The latest Australian Threatened Bird Index (TBX) reveals that threatened and near-threatened bird populations in Australia declined by an average of 60 per cent between 1985 and 2020. These trends underpin a call for stronger nature protections in the formal statement from the Australasian Ornithological Conference held in Brisbane/Meanjin last week.

The TBX is part of the Threatened Species Index managed for Australia by the NCRIS-enabled Terrestrial Ecosystem Research Network (TERN) at the University of Queensland. The TBX brings together nearly 20,000 monitoring datasets from across the nation to estimate the long-term trends of threatened and near-threatened bird species.

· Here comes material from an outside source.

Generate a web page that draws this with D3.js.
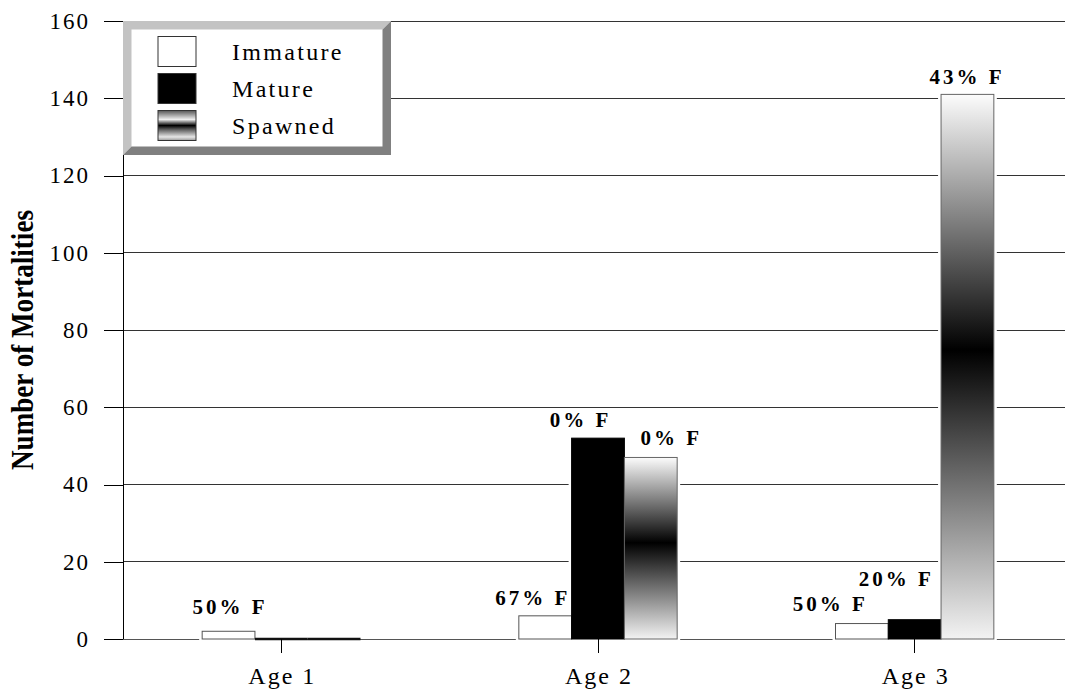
<!DOCTYPE html>
<html>
<head>
<meta charset="utf-8">
<script src="https://cdn.jsdelivr.net/npm/d3@7/dist/d3.min.js"></script>
<style>
  html, body { margin: 0; padding: 0; background: #fff; }
  svg { display: block; }
  text { font-family: "Liberation Serif", "Times New Roman", serif; }
</style>
</head>
<body>
<svg id="chart" width="1065" height="690"></svg>
<script>
// ---- data ----
const ages = ["Age 1", "Age 2", "Age 3"];
const stages = ["Immature", "Mature", "Spawned"];
const immature = [2, 6, 4];
const mature = [0, 52, 5];
const spawned = [0, 47, 141];
const immaturePctF = [50, 67, 50];
const maturePctF = [null, 0, 20];
const spawnedPctF = [null, 0, 43];
const yTicks = [0, 20, 40, 60, 80, 100, 120, 140, 160];
const yTitle = "Number of Mortalities";

// ---- layout / style (not data) ----
const W = 1065, H = 690;
const plot = { left: 123, right: 1073, top: 21, bottom: 639 };
// hand-placed label nudges [dx, dy] relative to bar top centre, per stage per age
const labelNudge = {
  Immature: [[0, -17], [-14, -11], [-33, -13]],
  Mature:   [[0, -11], [-19, -11], [-20, -34]],
  Spawned:  [[0, -11], [19, -12], [-2, -10]]
};

const seriesValues = { Immature: immature, Mature: mature, Spawned: spawned };
const seriesPct = { Immature: immaturePctF, Mature: maturePctF, Spawned: spawnedPctF };

const svg = d3.select("#chart");
const defs = svg.append("defs");

// bar gradient (white -> black -> white)
const g1 = defs.append("linearGradient").attr("id", "spawnGrad")
  .attr("x1", 0).attr("y1", 0).attr("x2", 0).attr("y2", 1);
[[0, "#fcfcfc"], [0.47, "#000000"], [1, "#f3f3f3"]].forEach(([o, c]) =>
  g1.append("stop").attr("offset", o).attr("stop-color", c));
// legend swatch gradient
const g2 = defs.append("linearGradient").attr("id", "legendGrad")
  .attr("x1", 0).attr("y1", 0).attr("x2", 0).attr("y2", 1);
[[0, "#555"], [0.3, "#eeeeee"], [0.5, "#000"], [0.62, "#555"], [0.88, "#e6e6e6"], [1, "#999"]].forEach(([o, c]) =>
  g2.append("stop").attr("offset", o).attr("stop-color", c));

const fills = { Immature: "#ffffff", Mature: "#000000", Spawned: "url(#spawnGrad)" };
const strokes = { Immature: "#555", Mature: "#000", Spawned: "#666" };

// ---- scales ----
const x0 = d3.scaleBand().domain(ages).range([plot.left, plot.right])
  .paddingInner(0.5).paddingOuter(0.25);
const x1 = d3.scaleBand().domain(stages).range([0, x0.bandwidth()]).padding(0);
const y = d3.scaleLinear().domain([0, 160]).range([plot.bottom, plot.top]);

// ---- gridlines ----
svg.append("g").selectAll("line").data(yTicks).join("line")
  .attr("x1", plot.left).attr("x2", W)
  .attr("y1", d => y(d)).attr("y2", d => y(d))
  .attr("stroke", d => d === 0 ? "#555" : "#333").attr("stroke-width", 1)
  .attr("shape-rendering", "crispEdges");

// ---- y axis ----
const yAxis = d3.axisLeft(y).tickValues(yTicks).tickSize(19).tickPadding(16).tickFormat(d3.format("d"));
const yg = svg.append("g").attr("transform", `translate(${plot.left},0)`).call(yAxis);
yg.select(".domain").remove();
yg.selectAll(".tick line").attr("stroke", "#000").attr("shape-rendering", "crispEdges");
yg.selectAll(".tick text")
  .attr("font-family", '"Liberation Serif", "Times New Roman", serif')
  .attr("font-size", 23).attr("fill", "#000")
  .attr("letter-spacing", "2px").attr("dx", 2);
svg.append("line").attr("x1", plot.left).attr("x2", plot.left)
  .attr("y1", plot.top).attr("y2", plot.bottom)
  .attr("stroke", "#000").attr("shape-rendering", "crispEdges");

// ---- bars ----
const rows = [];
ages.forEach((a, i) => stages.forEach(s => rows.push({
  age: a, i, stage: s, value: seriesValues[s][i], pct: seriesPct[s][i]
})));

// white halos creating gaps in the gridlines
svg.append("g").selectAll("rect").data(rows.filter(d => d.value > 0)).join("rect")
  .attr("x", d => x0(d.age) + x1(d.stage) - 3)
  .attr("width", x1.bandwidth() + 6)
  .attr("y", d => y(d.value))
  .attr("height", d => y(0) - y(d.value) + 1)
  .attr("fill", "#fff");

svg.append("g").selectAll("rect").data(rows.filter(d => d.value > 0)).join("rect")
  .attr("x", d => x0(d.age) + x1(d.stage))
  .attr("width", x1.bandwidth())
  .attr("y", d => y(d.value))
  .attr("height", d => y(0) - y(d.value))
  .attr("fill", d => fills[d.stage])
  .attr("stroke", d => strokes[d.stage])
  .attr("stroke-width", 1);

// zero-valued bars collapse to a dark line on the baseline
svg.append("g").selectAll("line").data(rows.filter(d => d.value === 0)).join("line")
  .attr("x1", d => x0(d.age) + x1(d.stage))
  .attr("x2", d => x0(d.age) + x1(d.stage) + x1.bandwidth())
  .attr("y1", d => y(d.value)).attr("y2", d => y(d.value))
  .attr("stroke", "#111").attr("stroke-width", 2.5);

// ---- x axis ticks & labels ----
const xg = svg.append("g");
xg.selectAll("line").data(ages).join("line")
  .attr("x1", d => x0(d) + x0.bandwidth() / 2).attr("x2", d => x0(d) + x0.bandwidth() / 2)
  .attr("y1", plot.bottom).attr("y2", plot.bottom + 14)
  .attr("stroke", "#000").attr("shape-rendering", "crispEdges");
xg.selectAll("text").data(ages).join("text")
  .attr("x", d => x0(d) + x0.bandwidth() / 2 + 1)
  .attr("y", 684)
  .attr("text-anchor", "middle")
  .attr("font-size", 24).attr("letter-spacing", "2px")
  .text(d => d);

// ---- value labels ----
svg.append("g").selectAll("text").data(rows.filter(d => d.pct !== null)).join("text")
  .attr("x", d => x0(d.age) + x1(d.stage) + x1.bandwidth() / 2 + labelNudge[d.stage][d.i][0] + 1.5)
  .attr("y", d => y(d.value) + labelNudge[d.stage][d.i][1])
  .attr("text-anchor", "middle")
  .attr("font-size", 21).attr("font-weight", "bold").attr("letter-spacing", "3px")
  .text(d => `${d.pct}% F`);

// ---- y title ----
svg.append("text")
  .attr("transform", "translate(33,340) rotate(-90)")
  .attr("text-anchor", "middle")
  .attr("font-size", 31).attr("font-weight", "bold")
  .attr("textLength", 260).attr("lengthAdjust", "spacingAndGlyphs")
  .text(yTitle);

// ---- legend ----
const L = { x0: 123, y0: 21, x1: 391, y1: 155, b: 8.5 };
const lg = svg.append("g");
lg.append("rect").attr("x", L.x0).attr("y", L.y0).attr("width", L.x1 - L.x0).attr("height", L.y1 - L.y0).attr("fill", "#fff");
lg.append("polygon").attr("fill", "#c3c3c3").attr("points", [
  [L.x0, L.y0], [L.x1, L.y0], [L.x1 - L.b, L.y0 + L.b], [L.x0 + L.b, L.y0 + L.b],
  [L.x0 + L.b, L.y1 - L.b], [L.x0, L.y1]].map(p => p.join(",")).join(" "));
lg.append("polygon").attr("fill", "#808080").attr("points", [
  [L.x1, L.y0], [L.x1, L.y1], [L.x0, L.y1], [L.x0 + L.b, L.y1 - L.b],
  [L.x1 - L.b, L.y1 - L.b], [L.x1 - L.b, L.y0 + L.b]].map(p => p.join(",")).join(" "));
const legendFills = { Immature: "#fff", Mature: "#000", Spawned: "url(#legendGrad)" };
const item = lg.selectAll("g.item").data(stages).join("g").attr("class", "item")
  .attr("transform", (d, i) => `translate(158,${36.5 + i * 37})`);
item.append("rect").attr("width", 38).attr("height", 30)
  .attr("fill", d => legendFills[d]).attr("stroke", "#333").attr("stroke-width", 1);
item.append("text").attr("x", 74).attr("y", 23.5)
  .attr("font-size", 24).attr("letter-spacing", "2.3px")
  .text(d => d);
</script>
</body>
</html>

Among the 72 bird species included in the TBX, relative abundance in 2020 was on average 60 per cent lower than in the year 1985, with an annual rate of decline of 2.2 per cent since the turn of the century.

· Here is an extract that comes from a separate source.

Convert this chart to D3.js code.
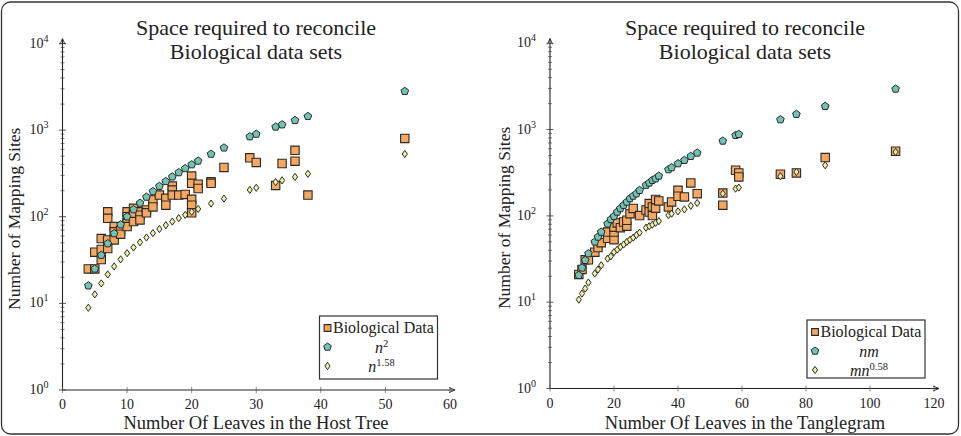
<!DOCTYPE html>
<html>
<head>
<meta charset="utf-8">
<script src="https://cdn.jsdelivr.net/npm/d3@7"></script>
<style>
  body { margin: 0; background: #fff; }
</style>
</head>
<body>
<div class="box"></div>
<script>
// DATA - left panel (host tree)
const hostX = [4, 5, 6, 7, 8, 9, 10, 11, 12, 13, 14, 15, 16, 17, 18, 19, 20, 21, 23, 25, 29, 30, 33, 34, 36, 38, 53];
const hostN2 = [16, 25, 36, 49, 64, 81, 100, 121, 144, 169, 196, 225, 256, 289, 324, 361, 400, 441, 529, 625, 841, 900, 1089, 1156, 1296, 1444, 2809];
const hostN158 = [8.9, 12.7, 17, 21.6, 26.7, 32.2, 38, 44.2, 50.7, 57.6, 64.7, 72.2, 79.9, 87.9, 96.3, 105, 114, 123, 142, 162, 204, 216, 251, 263, 288, 313, 530];
const hostBioX = [4, 5, 5, 6, 6, 6, 7, 7, 7, 7, 8, 8, 8, 9, 9, 10, 10, 10, 10, 11, 11, 11, 12, 12, 12, 13, 13, 14, 14, 15, 16, 16, 17, 17, 17, 18, 19, 20, 20, 20, 20, 20, 21, 21, 23, 23, 25, 29, 30, 33, 34, 36, 36, 38, 53];
const hostBioY = [25, 25, 39, 56, 42, 32, 114, 96, 54, 43, 77, 67, 54, 70, 63, 114, 100, 84, 77, 125, 105, 88, 114, 104, 92, 120, 111, 156, 130, 178, 163, 136, 226, 203, 178, 178, 181, 295, 243, 159, 136, 111, 238, 212, 253, 243, 371, 479, 424, 230, 412, 585, 438, 178, 802];

// DATA - right panel (tanglegram)
const tangX = [9, 10, 11, 12, 14, 15, 16, 18, 19, 20, 21, 22, 23, 24, 25, 26, 27, 28, 30, 31, 32, 33, 34, 37, 38, 40, 42, 44, 46, 54, 58, 59, 72, 77, 86, 108];
const tangNM = [20.5, 25, 30.6, 36.6, 50, 57, 65, 81, 91, 99, 111, 122, 133, 145, 159, 170, 181, 198, 227, 241, 259, 270, 290, 344, 363, 404, 441, 491, 537, 739, 860, 883, 1306, 1507, 1863, 2958];
const tangMN058 = [10.7, 12.6, 14.4, 16.9, 21.5, 23.9, 26.8, 32, 34, 38, 40.7, 43.7, 46.6, 50, 53, 56, 60, 64, 73, 76, 79, 83, 87, 102, 106, 113, 119, 131, 141, 181, 207, 213, 288, 323, 386, 551];
const tangBioX = [9, 10, 11, 12, 14, 15, 16, 18, 18, 20, 20, 20, 21, 22, 23, 24, 24, 25, 26, 28, 30, 31, 31, 32, 32, 33, 33, 34, 37, 38, 40, 40, 42, 44, 46, 54, 54, 58, 59, 59, 72, 77, 86, 108];
const tangBioY = [21, 24, 31, 31, 38, 43, 49, 55, 65, 53, 65, 74, 83, 73, 85, 76, 89, 106, 122, 101, 117, 139, 111, 127, 101, 155, 123, 149, 127, 145, 198, 169, 166, 241, 181, 184, 133, 338, 315, 283, 304, 315, 474, 561];

const yTicks = [1, 10, 100, 1000, 10000];

const panels = [
  {x0: 62.5, x1: 450, xMax: 60, xTicks: [0, 10, 20, 30, 40, 50, 60], y0: 390, y1: 43.5, cx: 256,
   xLabel: 'Number Of Leaves in the Host Tree', ylabX: 20,
   bio: hostBioX.map((x, i) => [x, hostBioY[i]]),
   s2: hostX.map((x, i) => [x, hostN2[i]]),
   s3: hostX.map((x, i) => [x, hostN158[i]]),
   legend: {x: 319.5, y: 316, w: 118, h: 63, lab2: ['n', '2'], lab3: ['n', '1.58']}},
  {x0: 550, x1: 934, xMax: 120, xTicks: [0, 20, 40, 60, 80, 100, 120], y0: 388.5, y1: 43.3, cx: 745,
   xLabel: 'Number Of Leaves in the Tanglegram', ylabX: 510,
   bio: tangBioX.map((x, i) => [x, tangBioY[i]]),
   s2: tangX.map((x, i) => [x, tangNM[i]]),
   s3: tangX.map((x, i) => [x, tangMN058[i]]),
   legend: {x: 807, y: 320, w: 118, h: 58, lab2: ['nm', ''], lab3: ['mn', '0.58']}}
];

const svg = d3.select('.box')
              .append('svg')
              .attr('width', 961)
              .attr('height', 436)
              .attr('font-family', "'Liberation Serif', 'DejaVu Serif', serif")
              .attr('fill', '#222');

// frame
svg.append('rect')
   .attr('x', 1.5).attr('y', 2).attr('width', 957).attr('height', 432)
   .attr('rx', 9)
   .attr('fill', 'none')
   .attr('stroke', '#333')
   .attr('stroke-width', 1.3);

// markers
const pentagon = (r) => {
  const pts = d3.range(5).map(k => {
    const a = -Math.PI / 2 + k * 2 * Math.PI / 5;
    return [r * Math.cos(a), r * Math.sin(a)];
  });
  return 'M' + pts.join('L') + 'Z';
};
const square = (s) => `M${-s},${-s}H${s}V${s}H${-s}Z`;
const diamond = (w, h) => `M0,${-h}L${w},0L0,${h}L${-w},0Z`;

const styles = {
  bio: {d: square(4.2), fill: '#f6a860', stroke: '#2a2a2a', sw: 1.1},
  s2:  {d: pentagon(4), fill: '#72c4b2', stroke: '#2a2a2a', sw: 1},
  s3:  {d: diamond(2.6, 3.6), fill: '#eef0a6', stroke: '#2a2a2a', sw: 1}
};

panels.forEach(p => {
  const x = d3.scaleLinear().domain([0, p.xMax]).range([p.x0, p.x1]);
  const y = d3.scaleLog().domain([1, 10000]).range([p.y0, p.y1]);
  const g = svg.append('g');

  // title
  g.append('text').attr('x', p.cx).attr('y', 35).attr('text-anchor', 'middle')
   .attr('font-size', 22).text('Space required to reconcile');
  g.append('text').attr('x', p.cx).attr('y', 59).attr('text-anchor', 'middle')
   .attr('font-size', 22).text('Biological data sets');

  // y axis line + arrow
  g.append('line').attr('x1', p.x0).attr('x2', p.x0).attr('y1', p.y0).attr('y2', p.y1 - 4)
   .attr('stroke', '#222').attr('stroke-width', 1.1);
  g.append('path').attr('d', `M${p.x0 - 2.5},${p.y1 + 1}L${p.x0},${p.y1 - 5}L${p.x0 + 2.5},${p.y1 + 1}`)
   .attr('fill', 'none').attr('stroke', '#222').attr('stroke-width', 0.9);
  // x axis line + arrow
  g.append('line').attr('x1', p.x0).attr('x2', p.x1 + 4).attr('y1', p.y0).attr('y2', p.y0)
   .attr('stroke', '#222').attr('stroke-width', 1.1);
  g.append('path').attr('d', `M${p.x1 - 1},${p.y0 - 2.5}L${p.x1 + 5},${p.y0}L${p.x1 - 1},${p.y0 + 2.5}`)
   .attr('fill', 'none').attr('stroke', '#222').attr('stroke-width', 0.9);

  // log ticks
  const minor = [];
  [1, 10, 100, 1000].forEach(d => d3.range(2, 10).forEach(k => minor.push(d * k)));
  g.selectAll('.minor').data(minor).enter().append('line')
   .attr('x1', p.x0 - 2).attr('x2', p.x0 + 2)
   .attr('y1', d => y(d)).attr('y2', d => y(d))
   .attr('stroke', '#333').attr('stroke-width', 0.6);
  g.selectAll('.major').data(yTicks).enter().append('line')
   .attr('x1', p.x0 - 3.5).attr('x2', p.x0 + 3.5)
   .attr('y1', d => y(d)).attr('y2', d => y(d))
   .attr('stroke', '#333').attr('stroke-width', 0.8);
  const yl = g.selectAll('.ylab').data(yTicks).enter().append('text')
   .attr('x', p.x0 - 14).attr('y', d => y(d) + 4)
   .attr('text-anchor', 'end').attr('font-size', 14);
  yl.append('tspan').text('10');
  yl.append('tspan').attr('dy', -6).attr('font-size', 10).text(d => Math.round(Math.log10(d)));

  // x ticks
  g.selectAll('.xt').data(p.xTicks).enter().append('line')
   .attr('x1', d => x(d)).attr('x2', d => x(d))
   .attr('y1', p.y0 - 3).attr('y2', p.y0 + 3)
   .attr('stroke', '#555').attr('stroke-width', 0.7);
  g.selectAll('.xl').data(p.xTicks).enter().append('text')
   .attr('x', d => x(d)).attr('y', p.y0 + 19)
   .attr('text-anchor', 'middle').attr('font-size', 14)
   .text(d => d);

  // axis labels
  g.append('text').attr('x', p.cx).attr('y', 429).attr('text-anchor', 'middle')
   .attr('font-size', 18.5).text(p.xLabel);
  g.append('text').attr('transform', `translate(${p.ylabX},${(p.y0 + p.y1) / 2 + 2}) rotate(-90)`)
   .attr('text-anchor', 'middle').attr('font-size', 17.5).text('Number of Mapping Sites');

  // marks (data first, fitted curves on top)
  ['bio', 's2', 's3'].forEach(key => {
    const st = styles[key];
    g.selectAll('.m' + key).data(p[key]).enter().append('path')
     .attr('d', st.d)
     .attr('transform', d => `translate(${x(d[0])},${y(d[1])})`)
     .attr('fill', st.fill).attr('stroke', st.stroke).attr('stroke-width', st.sw);
  });

  // legend
  const L = p.legend;
  const lg = g.append('g').attr('transform', `translate(${L.x},${L.y})`);
  lg.append('rect').attr('width', L.w).attr('height', L.h)
    .attr('fill', '#fff').attr('stroke', '#333').attr('stroke-width', 1.2);
  const rows = [
    {key: 'bio', dy: 12},
    {key: 's2', dy: 31},
    {key: 's3', dy: 50}
  ];
  rows.forEach(r => {
    const st = styles[r.key];
    lg.append('path').attr('d', r.key === 'bio' ? square(3.4) : st.d)
      .attr('transform', `translate(8,${r.dy})`)
      .attr('fill', st.fill).attr('stroke', st.stroke).attr('stroke-width', st.sw);
  });
  lg.append('text').attr('x', 13.5).attr('y', 17).attr('font-size', 16).text('Biological Data');
  [[L.lab2, 37], [L.lab3, 56]].forEach(([lab, ty]) => {
    const t = lg.append('text').attr('x', 62).attr('y', ty)
                .attr('text-anchor', 'middle').attr('font-size', 16);
    t.append('tspan').attr('font-style', 'italic').text(lab[0]);
    if (lab[1]) t.append('tspan').attr('dy', -6).attr('font-size', 10.5).text(lab[1]);
  });
});
</script>
</body>
</html>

Key findings of the TBX update include:

• Among groups with adequate data, terrestrial birds showed the greatest declines (62.5%), followed by migratory shorebirds (42.5%) and marine birds (33.8%), since the year 2000.

• The most significant declines since 2000 across all species were in South Australia (69.6%) and Queensland (65.7%).

• The ACT and New South Wales recorded a decline of 56.3%, Victoria 47.9%, WA 29.9% and Tasmania 27.6% since 2000.

• The trend for NT showed a decline of only 3.4% overall but the trend has fluctuated significantly since 2000, driven strongly by data for migratory shorebird species.

The latest update reveals declines are compounding.

Speaking ahead of a panel discussing the latest TBX data at the Australasian Ornithological Conference, Dr Elisa Bayraktarov, who led the development of the Threatened Species Index under the Australian Govenments’ National Environmental Science Program (NESP), said bird population trends provide an overall snapshot of how threatened and near-threatened bird species are faring over time.

“Decades of work by researchers, practitioners, and citizen scientists have given us the data to obtain a clearer picture of how threatened birds are tracking than for almost any other group of species – and the outlook is extremely concerning,” said Dr Bayraktarov.

“We have lost nearly two-thirds of the populations of threatened and near-threatened bird species in less than 40 years.”

BirdLife Australia CEO Kate Millar said the data gives lawmakers clear directions to act.

“We know these declines are the result of human-induced threats including habitat destruction, climate change and invasive species impacts,” said Ms Millar.

“The Albanese Government is rewriting our federal nature laws right now and the outcome of this process is critical to our ability to protect habitat and implement species recovery actions.

“If we want to start turning these population trends around we need to see good, strong new laws in this term of government.”